The question of whether or not a chimpanzee with language would also become a cultured being remained unanswered.
Washoe: An Experiment In Acquiring Language And Culture
The first major breakthrough in the quest to understand the limits of chimpanzee mind and the influence of language was made by Beatrix and Allen Gardner. In 1966, the Gardners began the first ape language project to break from the tradition of trying to get apes to speak.
Beatrice’s background in ethology led her to believe that learning followed certain predisposed paths and that no amount of shaping could bring some behaviors into existence. Observing the Hayes’ films revealed that while shaping techniques did not produce speech, they were effective in teaching Viki such things as “touch your nose,” etc. This suggested that shaping the hands of an infant chimpanzee might hold far more potential than techniques for shaping mouth and tongue movements. Thus, the Gardners decided to rear Washoe, a young female chimpanzee, in a homelike environment, but to expose her to hand signs rather than spoken language.

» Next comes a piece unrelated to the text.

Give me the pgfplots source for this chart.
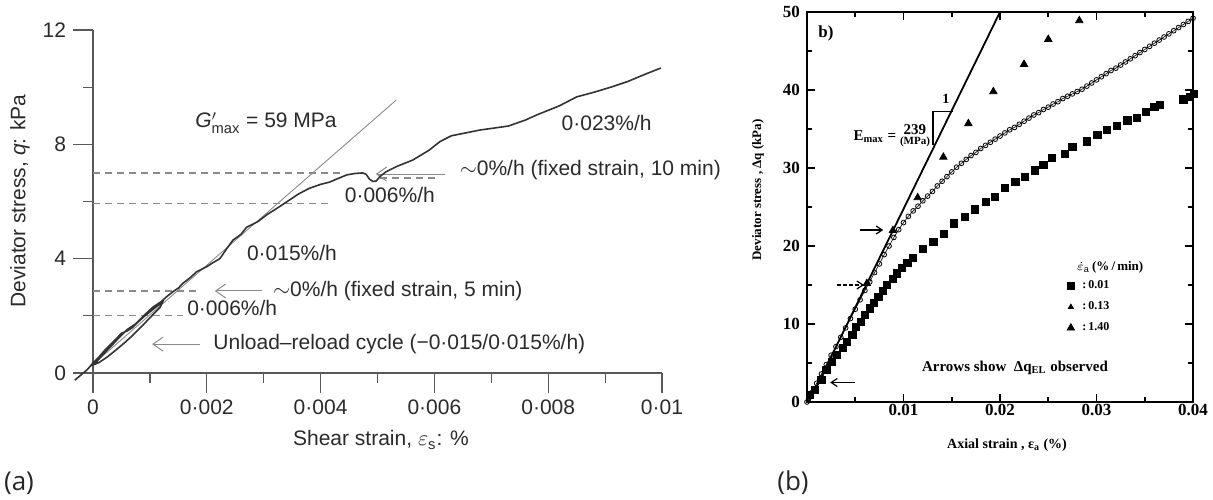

Washoe’s environment was monitored around the clock and notes were made on a wide range of behaviors as well as all signed utterances. All those around Washoe were asked to use signs in every communication and were forbidden to speak in Washoe’s presence.
Unlike the Hayes’, the Gardners did not take Washoe into their home. Washoe stayed in a trailer during the day and slept there alone at night. While the Gardners devoted love and attention to Washoe in their spare time, the task of rearing young Washoe fell to an array of graduate students and short-term caretakers. The decision to provide Washoe with a human world, but not a human family represented a significant departure from the earlier studies.
When the Gardners realized that Washoe was not going to acquire language in a spontaneous fashion, they introduced sign training. This consisted of showing Washoe an object, demonstrating the sign, then taking Washoe’s hands and molding them into the proper hand configuration for the sign. Slowly, the molding was less emphasized until Washoe produced the sign on her own. This procedure resulted in rapid sign acquisition and Washoe quickly surpassed Vickie’s attainment of four spoken utterances.
The Gardners assumed the ability to produce a sign implied the ability to comprehend what others intended with the use of a sign. When it was revealed that Washoe had acquired 30 signs and was rapidly on her way to learning many more, a languaged ape, it seemed, had finally arrived.
The Gardners’ success, achieved by altering the paradigm from spoken words to signs, shocked the established academic world. Suddenly there arose a great interest in determining whether Washoe was a “genius” or whether this ability could present itself in other apes.